# Task details:
Extract the whole listing as it stands. Do not include the pictures.

# Information provided:
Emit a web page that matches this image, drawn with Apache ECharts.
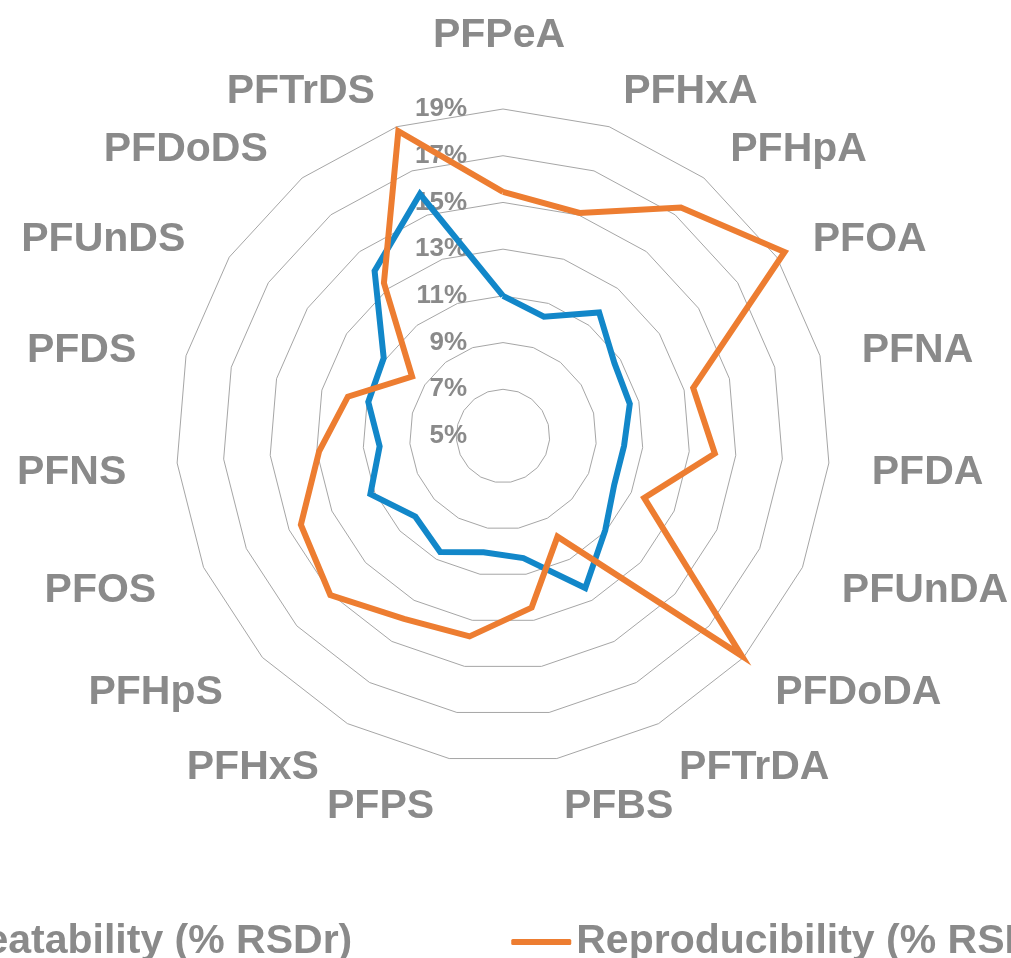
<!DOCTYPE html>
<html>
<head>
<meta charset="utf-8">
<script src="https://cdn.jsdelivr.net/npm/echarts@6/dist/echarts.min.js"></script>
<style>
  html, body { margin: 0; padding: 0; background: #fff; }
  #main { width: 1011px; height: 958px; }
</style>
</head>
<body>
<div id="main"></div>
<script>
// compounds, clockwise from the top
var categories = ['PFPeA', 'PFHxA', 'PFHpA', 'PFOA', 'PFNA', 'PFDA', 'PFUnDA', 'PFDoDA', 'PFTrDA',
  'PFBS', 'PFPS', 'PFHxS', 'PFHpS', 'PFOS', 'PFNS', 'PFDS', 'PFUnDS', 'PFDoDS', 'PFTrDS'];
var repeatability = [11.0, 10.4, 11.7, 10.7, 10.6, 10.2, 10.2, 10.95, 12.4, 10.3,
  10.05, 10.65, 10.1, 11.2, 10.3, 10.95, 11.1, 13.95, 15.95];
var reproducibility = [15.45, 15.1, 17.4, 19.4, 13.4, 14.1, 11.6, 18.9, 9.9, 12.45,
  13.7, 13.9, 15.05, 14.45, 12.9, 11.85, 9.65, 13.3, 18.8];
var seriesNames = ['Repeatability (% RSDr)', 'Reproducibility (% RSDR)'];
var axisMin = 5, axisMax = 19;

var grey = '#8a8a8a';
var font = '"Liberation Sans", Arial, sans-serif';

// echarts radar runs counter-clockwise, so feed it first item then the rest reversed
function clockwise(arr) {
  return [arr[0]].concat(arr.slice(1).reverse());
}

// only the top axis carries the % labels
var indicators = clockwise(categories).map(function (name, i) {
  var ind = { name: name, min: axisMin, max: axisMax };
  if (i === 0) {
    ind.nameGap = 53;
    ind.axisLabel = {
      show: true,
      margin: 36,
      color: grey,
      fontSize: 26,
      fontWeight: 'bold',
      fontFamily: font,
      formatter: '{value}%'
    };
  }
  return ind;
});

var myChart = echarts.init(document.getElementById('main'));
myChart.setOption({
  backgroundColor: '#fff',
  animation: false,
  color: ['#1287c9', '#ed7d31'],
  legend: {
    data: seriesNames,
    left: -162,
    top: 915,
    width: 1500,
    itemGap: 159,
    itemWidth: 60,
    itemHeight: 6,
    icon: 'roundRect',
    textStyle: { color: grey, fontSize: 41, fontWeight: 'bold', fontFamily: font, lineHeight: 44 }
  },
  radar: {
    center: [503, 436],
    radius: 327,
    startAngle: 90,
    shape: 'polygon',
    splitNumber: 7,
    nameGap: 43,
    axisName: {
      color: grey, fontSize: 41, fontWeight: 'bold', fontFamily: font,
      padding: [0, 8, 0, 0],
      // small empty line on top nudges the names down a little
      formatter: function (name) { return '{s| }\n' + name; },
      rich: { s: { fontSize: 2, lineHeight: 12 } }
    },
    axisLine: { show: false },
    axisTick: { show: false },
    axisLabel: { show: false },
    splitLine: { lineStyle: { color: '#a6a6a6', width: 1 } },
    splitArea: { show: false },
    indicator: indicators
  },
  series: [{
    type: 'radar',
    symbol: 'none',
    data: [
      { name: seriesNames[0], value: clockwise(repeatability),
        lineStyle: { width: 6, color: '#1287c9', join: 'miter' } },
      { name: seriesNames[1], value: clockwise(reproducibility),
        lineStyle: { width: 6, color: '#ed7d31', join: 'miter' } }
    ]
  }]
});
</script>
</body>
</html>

# Result below:
Emit a web page that matches this image, drawn with Apache ECharts.
<!DOCTYPE html>
<html>
<head>
<meta charset="utf-8">
<script src="https://cdn.jsdelivr.net/npm/echarts@6/dist/echarts.min.js"></script>
<style>
  html, body { margin: 0; padding: 0; background: #fff; }
  #main { width: 1011px; height: 958px; }
</style>
</head>
<body>
<div id="main"></div>
<script>
// compounds, clockwise from the top
var categories = ['PFPeA', 'PFHxA', 'PFHpA', 'PFOA', 'PFNA', 'PFDA', 'PFUnDA', 'PFDoDA', 'PFTrDA',
  'PFBS', 'PFPS', 'PFHxS', 'PFHpS', 'PFOS', 'PFNS', 'PFDS', 'PFUnDS', 'PFDoDS', 'PFTrDS'];
var repeatability = [11.0, 10.4, 11.7, 10.7, 10.6, 10.2, 10.2, 10.95, 12.4, 10.3,
  10.05, 10.65, 10.1, 11.2, 10.3, 10.95, 11.1, 13.95, 15.95];
var reproducibility = [15.45, 15.1, 17.4, 19.4, 13.4, 14.1, 11.6, 18.9, 9.9, 12.45,
  13.7, 13.9, 15.05, 14.45, 12.9, 11.85, 9.65, 13.3, 18.8];
var seriesNames = ['Repeatability (% RSDr)', 'Reproducibility (% RSDR)'];
var axisMin = 5, axisMax = 19;

var grey = '#8a8a8a';
var font = '"Liberation Sans", Arial, sans-serif';

// echarts radar runs counter-clockwise, so feed it first item then the rest reversed
function clockwise(arr) {
  return [arr[0]].concat(arr.slice(1).reverse());
}

// only the top axis carries the % labels
var indicators = clockwise(categories).map(function (name, i) {
  var ind = { name: name, min: axisMin, max: axisMax };
  if (i === 0) {
    ind.nameGap = 53;
    ind.axisLabel = {
      show: true,
      margin: 36,
      color: grey,
      fontSize: 26,
      fontWeight: 'bold',
      fontFamily: font,
      formatter: '{value}%'
    };
  }
  return ind;
});

var myChart = echarts.init(document.getElementById('main'));
myChart.setOption({
  backgroundColor: '#fff',
  animation: false,
  color: ['#1287c9', '#ed7d31'],
  legend: {
    data: seriesNames,
    left: -162,
    top: 915,
    width: 1500,
    itemGap: 159,
    itemWidth: 60,
    itemHeight: 6,
    icon: 'roundRect',
    textStyle: { color: grey, fontSize: 41, fontWeight: 'bold', fontFamily: font, lineHeight: 44 }
  },
  radar: {
    center: [503, 436],
    radius: 327,
    startAngle: 90,
    shape: 'polygon',
    splitNumber: 7,
    nameGap: 43,
    axisName: {
      color: grey, fontSize: 41, fontWeight: 'bold', fontFamily: font,
      padding: [0, 8, 0, 0],
      // small empty line on top nudges the names down a little
      formatter: function (name) { return '{s| }\n' + name; },
      rich: { s: { fontSize: 2, lineHeight: 12 } }
    },
    axisLine: { show: false },
    axisTick: { show: false },
    axisLabel: { show: false },
    splitLine: { lineStyle: { color: '#a6a6a6', width: 1 } },
    splitArea: { show: false },
    indicator: indicators
  },
  series: [{
    type: 'radar',
    symbol: 'none',
    data: [
      { name: seriesNames[0], value: clockwise(repeatability),
        lineStyle: { width: 6, color: '#1287c9', join: 'miter' } },
      { name: seriesNames[1], value: clockwise(reproducibility),
        lineStyle: { width: 6, color: '#ed7d31', join: 'miter' } }
    ]
  }]
});
</script>
</body>
</html>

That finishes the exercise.